I am in the process of insulating my garage workshop ( and not before time too ). But.....does anyone know whether I can paint osb with white masonry paint ( I just happen to have some left over from a previous job ). I am not sure how different paints will affect the board>

Help

GT


----------



## neilyweely (23 Jan 2009)

I just did mine (insulated WS), and painted some of the boards with magnolia emulsion, which was just fine, and still is.

Don't really think masonry should be a problem, but don't take my word for it. If no-one else answers test a bit out maybe?

HTH

Neil


----------



## Gordon T (23 Jan 2009)

Hi Neil,

thanks, I have both but really wanted to use the masonry paint, otherwise it will never get used,,,,,but I would hate for the osb to fall apart, it was a devil to cut up and put up!!!!

GT


----------



## neilyweely (23 Jan 2009)

Are there any properties in masonry paint that does not exist in emulsion that may affect osb? I would have thought it was an issue of whether or not the moisture was going to seperate the strands, which never happened to me. Then again, is the masonry paint oil based, involving solvents? Perhaps make sure the board dries quickly, ie paint it inside and then put it up rather than allowing it to dry slowly in damp, cold conditions?

Sometimes I make sense, don't I? Amazing, considering my past!!

hth

neil


----------



## Bone (24 Jan 2009)

masonry paint, in my own experience works perfectly.

I painted the boards that line my utility room, and shed come to think of it, with masonry paint. I was recomended by a neighbour at the time (7 years ago) to use masonry paint.

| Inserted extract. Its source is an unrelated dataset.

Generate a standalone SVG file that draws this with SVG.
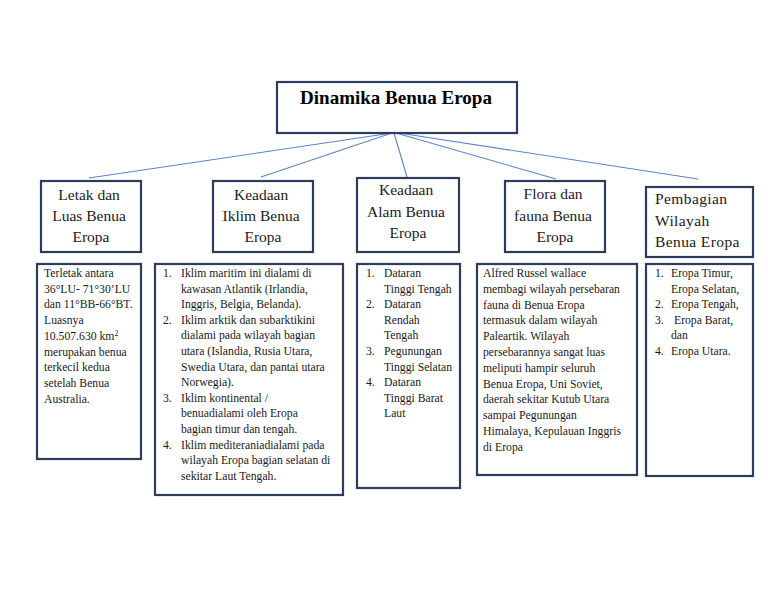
<svg xmlns="http://www.w3.org/2000/svg" width="768" height="594" viewBox="0 0 768 594">
<style>
  .box { fill: #ffffff; stroke: #2d3c5a; stroke-width: 2.2; }
  .conn { stroke: #5b85c0; stroke-width: 1.1; fill: none; }
  .title { font-family: "Liberation Serif", "Times New Roman", serif; font-size: 19px; font-weight: bold; fill: #000; }
  .head { font-family: "Liberation Serif", "Times New Roman", serif; font-size: 15.5px; fill: #1a1a1a; }
  .body { font-family: "Liberation Serif", "Times New Roman", serif; font-size: 11.7px; fill: #1a1a1a; }
</style>
<rect width="768" height="594" fill="#ffffff"/>

<g id="connectors">
  <line class="conn" x1="392" y1="133" x2="89" y2="178"/>
  <line class="conn" x1="392" y1="133" x2="261" y2="177"/>
  <line class="conn" x1="394" y1="133" x2="407" y2="177"/>
  <line class="conn" x1="396" y1="133" x2="556" y2="179"/>
  <line class="conn" x1="399" y1="133" x2="698" y2="179"/>
</g>

<g id="title">
  <rect class="box" x="277" y="82" width="240" height="51"/>
  <text class="title" x="396" y="104" text-anchor="middle">Dinamika Benua Eropa</text>
</g>

<g id="letak">
  <rect class="box" x="41" y="181" width="100" height="71"/>
  <text class="head" text-anchor="middle">
    <tspan x="91" y="200">Letak dan</tspan>
    <tspan x="91" y="221">Luas  Benua</tspan>
    <tspan x="91" y="242">Eropa</tspan>
  </text>
</g>

<g id="iklim">
  <rect class="box" x="213" y="181" width="100" height="71"/>
  <text class="head" text-anchor="middle">
    <tspan x="263" y="200">Keadaan</tspan>
    <tspan x="263" y="221">Iklim Benua</tspan>
    <tspan x="263" y="242">Eropa</tspan>
  </text>
</g>

<g id="alam">
  <rect class="box" x="357" y="178" width="102" height="74"/>
  <text class="head" text-anchor="middle">
    <tspan x="408" y="195">Keadaan</tspan>
    <tspan x="408" y="216.5">Alam  Benua</tspan>
    <tspan x="408" y="238">Eropa</tspan>
  </text>
</g>

<g id="flora">
  <rect class="box" x="505" y="181" width="100" height="71"/>
  <text class="head" text-anchor="middle">
    <tspan x="555" y="199">Flora dan</tspan>
    <tspan x="555" y="220.5">fauna Benua</tspan>
    <tspan x="555" y="241.5">Eropa</tspan>
  </text>
</g>

<g id="pembagian">
  <rect class="box" x="646" y="187" width="107" height="70"/>
  <text class="head" letter-spacing="0.4">
    <tspan x="655" y="204">Pembagian</tspan>
    <tspan x="655" y="225.5">Wilayah</tspan>
    <tspan x="655" y="246.5">Benua  Eropa</tspan>
  </text>
</g>

<g id="letak-detail">
  <rect class="box" x="37" y="264" width="104" height="195"/>
  <text class="body">
    <tspan x="44" y="277">Terletak antara</tspan>
    <tspan x="44" y="292.7">36°LU- 71°30’LU</tspan>
    <tspan x="44" y="308.4">dan 11°BB-66°BT.</tspan>
    <tspan x="44" y="324.1">Luasnya</tspan>
    <tspan x="44" y="339.8">10.507.630 km<tspan font-size="7.5" dy="-4">2</tspan></tspan>
    <tspan x="44" y="355.5">merupakan benua</tspan>
    <tspan x="44" y="371.2">terkecil kedua</tspan>
    <tspan x="44" y="386.9">setelah Benua</tspan>
    <tspan x="44" y="402.6">Australia.</tspan>
  </text>
</g>

<g id="iklim-detail">
  <rect class="box" x="155" y="264" width="188" height="231"/>
  <text class="body">
    <tspan x="163" y="277">1.</tspan><tspan x="181" y="277">Iklim maritim ini dialami di</tspan>
    <tspan x="181" y="292.6">kawasan Atlantik (Irlandia,</tspan>
    <tspan x="181" y="308.2">Inggris, Belgia, Belanda).</tspan>
    <tspan x="163" y="323.8">2.</tspan><tspan x="181" y="323.8">Iklim arktik dan subarktikini</tspan>
    <tspan x="181" y="339.4">dialami pada wilayah bagian</tspan>
    <tspan x="181" y="355">utara (Islandia, Rusia Utara,</tspan>
    <tspan x="181" y="370.6">Swedia Utara, dan pantai utara</tspan>
    <tspan x="181" y="386.2">Norwegia).</tspan>
    <tspan x="163" y="401.8">3.</tspan><tspan x="181" y="401.8">Iklim kontinental /</tspan>
    <tspan x="181" y="417.4">benuadialami oleh Eropa</tspan>
    <tspan x="181" y="433">bagian timur dan tengah.</tspan>
    <tspan x="163" y="448.6">4.</tspan><tspan x="181" y="448.6">Iklim mediteraniadialami pada</tspan>
    <tspan x="181" y="464.2">wilayah Eropa bagian selatan di</tspan>
    <tspan x="181" y="479.8">sekitar Laut Tengah.</tspan>
  </text>
</g>

<g id="alam-detail">
  <rect class="box" x="357" y="264" width="103" height="224"/>
  <text class="body">
    <tspan x="366" y="277">1.</tspan><tspan x="384" y="277">Dataran</tspan>
    <tspan x="384" y="292.6">Tinggi Tengah</tspan>
    <tspan x="366" y="308.2">2.</tspan><tspan x="384" y="308.2">Dataran</tspan>
    <tspan x="384" y="323.8">Rendah</tspan>
    <tspan x="384" y="339.4">Tengah</tspan>
    <tspan x="366" y="355">3.</tspan><tspan x="384" y="355">Pegunungan</tspan>
    <tspan x="384" y="370.6">Tinggi Selatan</tspan>
    <tspan x="366" y="386.2">4.</tspan><tspan x="384" y="386.2">Dataran</tspan>
    <tspan x="384" y="401.8">Tinggi Barat</tspan>
    <tspan x="384" y="417.4">Laut</tspan>
  </text>
</g>

<g id="flora-detail">
  <rect class="box" x="477" y="264" width="160" height="211"/>
  <text class="body">
    <tspan x="483" y="277">Alfred Russel wallace</tspan>
    <tspan x="483" y="292.8">membagi wilayah persebaran</tspan>
    <tspan x="483" y="308.6">fauna di Benua Eropa</tspan>
    <tspan x="483" y="324.4">termasuk dalam wilayah</tspan>
    <tspan x="483" y="340.2">Paleartik. Wilayah</tspan>
    <tspan x="483" y="356">persebarannya sangat luas</tspan>
    <tspan x="483" y="371.8">meliputi hampir seluruh</tspan>
    <tspan x="483" y="387.6">Benua Eropa, Uni Soviet,</tspan>
    <tspan x="483" y="403.4">daerah sekitar Kutub Utara</tspan>
    <tspan x="483" y="419.2">sampai Pegunungan</tspan>
    <tspan x="483" y="435">Himalaya, Kepulauan Inggris</tspan>
    <tspan x="483" y="450.8">di Eropa</tspan>
  </text>
</g>

<g id="pembagian-detail">
  <rect class="box" x="646" y="264" width="107" height="212"/>
  <text class="body">
    <tspan x="655" y="277">1.</tspan><tspan x="671" y="277">Eropa Timur,</tspan>
    <tspan x="671" y="292.6">Eropa Selatan,</tspan>
    <tspan x="655" y="308.2">2.</tspan><tspan x="671" y="308.2">Eropa Tengah,</tspan>
    <tspan x="655" y="323.8">3.</tspan><tspan x="674" y="323.8">Eropa Barat,</tspan>
    <tspan x="671" y="339.4">dan</tspan>
    <tspan x="655" y="355">4.</tspan><tspan x="671" y="355">Eropa Utara.</tspan>
  </text>
</g>
</svg>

It coated perfectly, has not showed any sign of fading/mildew/mould in ambient temperature and humidity conditions over the past 7 years. I would highly recommend this paint for osb.

Andy


----------



## neilyweely (24 Jan 2009)

OK, there you go!!

Neil


----------



## floorman (24 Jan 2009)

seal bords with pva and not to much paint in one go . i had to replace two walls


----------



## Wood Monkey (24 Jan 2009)

Hey Gordon

If you've got an off cut try it out and see what happens. I can't personally see any issue. OSB is pretty robust stuff. I made a 'temporary' bench top out of it in SWMBO greenhouse and it's been going strong for several years despite often being wet.

Jon


----------



## Gordon T (26 Jan 2009)

Hello all,

after all that effort, I painted one wall with two coats of smooth brilliant white masonry paint..............now I wish I hadn't.......I much prefer the look of the osb naked, as it were...ooh err misses.
Still it gives me something else to moan about  

GT


----------